Persona 5 - What You Need To Know

Persona 5 on the PS4 and PS3

Persona is my absolute favourite Japanese Role Playing series, which on the face of it is a rather bold statement. But I have spent hours and hours playing through Persona 4 Golden when it was released on the PlayStation Vita.

The much anticipated fifth entry to the series is out now, and has garnered critical acclaim. Here is a look at the series, and why you should be interested in it.

Do I need to have played the other games in the series?

Persona 5

Much like the Final Fantasy series, each individual Persona entry is its own self-contained story. Fans of previous games may get the odd reference to past games or characters, but all in all you won't be missing out much jumping straight into the latest entry.

What's it about?

Each Persona game follows similar themes, it focuses on the day to day life of a group of students in Japan as they unravel supernatural mysteries. The characters are outcasts who have come together, and are all facing their own issues as they grow up. The series touches on serious issues of adolescence as the cast of characters build relationships with one another.

The bad guys are the darkness within people's hearts. This darkness manifests itself as shadows that take the form of different monsters that you have to battle against. It's a quite obvious metaphor, of coming to terms with issues that are affecting the characters.

In Persona 5 you are part of the Phantom Thieves, a group of high school kids (and a cat, because why not?) living in Tokyo, Japan. Their main goal is to rid the world of evil by 'stealing the hearts' of corrupt members of society.

What's the gameplay like?

Persona 5

Persona is a unique mix of gameplay; its part life simulator and part dungeon crawler. As a high school student you must attend classes, but you can also engage in after school activities, meet friends and hold down a part time job.

As the game is set over a full year, you only have a finite amount of time and there's no way you can see all the game has to offer. The interesting part is that certain activities helps strengthen you and you team. Giving you access to new skills and abilities, giving you an edge in battle. Whereas if you earn extra money by working a part time job you'll be able to afford better weapons and items to help give you an the edge.

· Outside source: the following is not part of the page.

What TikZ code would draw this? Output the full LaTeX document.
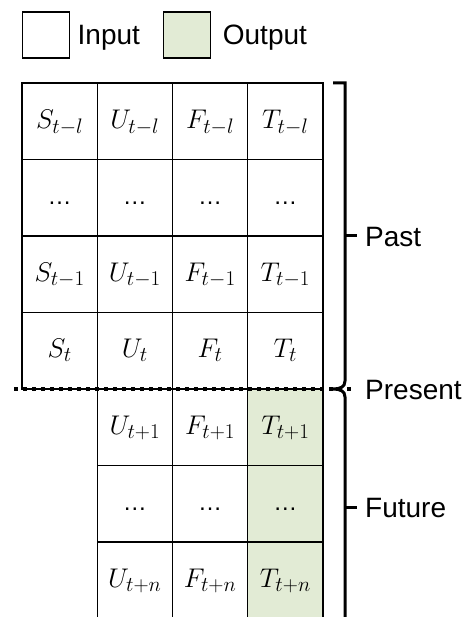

It's an exercise in time management and offers a lot of incentive to replay the game.

Combat in Persona is turn-based, much like a traditional Japanese Roleplaying game. The protagonists fight with Persona, which is like the embodiment of themselves. Like the opposite of the shadows I mentioned earlier, the main character has the ability to use other Persona that can be earned by defeating shadows. These Persona can be combined to form stronger ones, with a number of different variants available to suit different playstyles. Think of the Persona as being someone similar to Pokemon; they are allies in battle that allow the characters to fight with different abilities.

Why should I be interested?

The Persona games are an incredible experience, the gameplay is a unique blend that never gets boring. There are a number of different ways to play the game, and you'll have a completely different experience to someone else playing the game.

Persona 5

One of the most breath-taking parts of Persona is the art direction. The game looks like it's jumped straight from the pages of an anime, and Persona 5 pushes this even further than before. It's effortlessly stylish, with a number of great touches that make the visuals pop and spring to life.

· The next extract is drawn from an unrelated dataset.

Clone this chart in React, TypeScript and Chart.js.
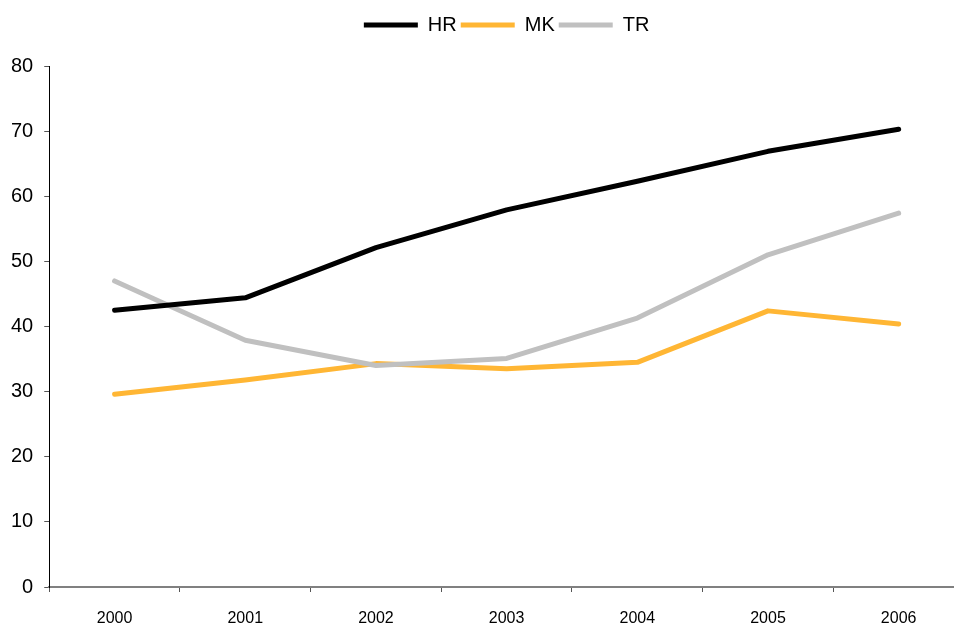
import React, { useEffect, useRef } from "react";
import { Chart, registerables } from "chart.js";

Chart.register(...registerables);

const categories = ["2000", "2001", "2002", "2003", "2004", "2005", "2006"];
const seriesNames = ["HR", "MK", "TR"];
const hrValues = [42.5, 44.4, 52.1, 57.9, 62.3, 66.9, 70.3];
const mkValues = [29.6, 31.8, 34.3, 33.5, 34.5, 42.4, 40.4];
const trValues = [47.0, 37.9, 34.0, 35.1, 41.3, 51.0, 57.4];
const yTicks = [0, 10, 20, 30, 40, 50, 60, 70, 80];

const legendSpacer = {
  id: "legendSpacer",
  afterInit(chart: any) {
    const lg = chart.legend;
    if (!lg || lg.__patched) return;
    const fit = lg.fit;
    lg.fit = function () {
      fit.call(this);
      this.height += 21;
    };
    lg.__patched = true;
  },
};

export default function App() {
  const ref = useRef<HTMLCanvasElement | null>(null);
  useEffect(() => {
    document.body.style.margin = "0";
    document.body.style.overflow = "hidden";
    const ctx = ref.current!;
    const font = "'Liberation Sans', Arial, sans-serif";
    const chart = new Chart(ctx, {
      type: "line",
      data: {
        labels: categories,
        datasets: [
          { label: seriesNames[0], data: hrValues, borderColor: "#000000", backgroundColor: "#000000", order: 0 },
          { label: seriesNames[1], data: mkValues, borderColor: "#FFB634", backgroundColor: "#FFB634", order: 2 },
          { label: seriesNames[2], data: trValues, borderColor: "#C0C0C0", backgroundColor: "#C0C0C0", order: 1 },
        ].map((d) => ({
          ...d,
          borderWidth: 5,
          borderCapStyle: "round" as const,
          borderJoinStyle: "round" as const,
          pointRadius: 0,
          pointHoverRadius: 0,
          tension: 0,
          fill: false,
        })),
      },
      options: {
        responsive: false,
        animation: false,
        devicePixelRatio: 1,
        layout: { padding: { top: 11, left: 0, right: 6, bottom: 0 } },
        plugins: {
          tooltip: { enabled: false },
          legend: {
            position: "top",
            fullSize: false,
            labels: {
              usePointStyle: true,
              pointStyle: "line",
              pointStyleWidth: 54,
              padding: 4,
              color: "#000",
              font: { family: font, size: 20 },
              sort: (a: any, b: any) => a.datasetIndex - b.datasetIndex,
            },
          },
        },
        scales: {
          x: {
            type: "category",
            offset: true,
            afterFit: (scale: any) => {
              scale.height = 41;
            },
            grid: {
              offset: true,
              drawOnChartArea: false,
              drawTicks: true,
              tickLength: 5,
              color: "#555",
            },
            border: { display: true, color: "#808080", width: 2 },
            ticks: {
              color: "#000",
              font: { family: font, size: 16 },
              padding: 17,
              maxRotation: 0,
            },
          },
          y: {
            min: 0,
            max: 80,
            afterBuildTicks: (scale: any) => {
              scale.ticks = yTicks.map((v) => ({ value: v }));
            },
            grid: {
              drawOnChartArea: false,
              drawTicks: true,
              tickLength: 5,
              color: "#555",
            },
            border: { display: true, color: "#000", width: 1 },
            ticks: {
              color: "#000",
              font: { family: font, size: 20 },
              padding: 11,
            },
          },
        },
      },
      plugins: [legendSpacer],
    } as any);
    return () => chart.destroy();
  }, []);
  return (
    <div style={{ position: "fixed", left: 0, top: 0, width: 970, height: 628 }}>
      <canvas ref={ref} width={970} height={628} style={{ width: 970, height: 628 }} />
    </div>
  );
}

Have I mentioned the soundtrack yet? Because as well as the gorgeous visuals, Persona 5 has an incredible acid-jazz inspired soundtrack as well as upbeat pop-work numbers during battle sequences. The music never feels out of place, and helps to create an incredibly atmospheric and above all else, cool experience.

The average game time clocks in at about 120 hours, so there's plenty to see or do. And believe me, you'll be hooked on Persona 5's world as soon as you see the title scene role on by.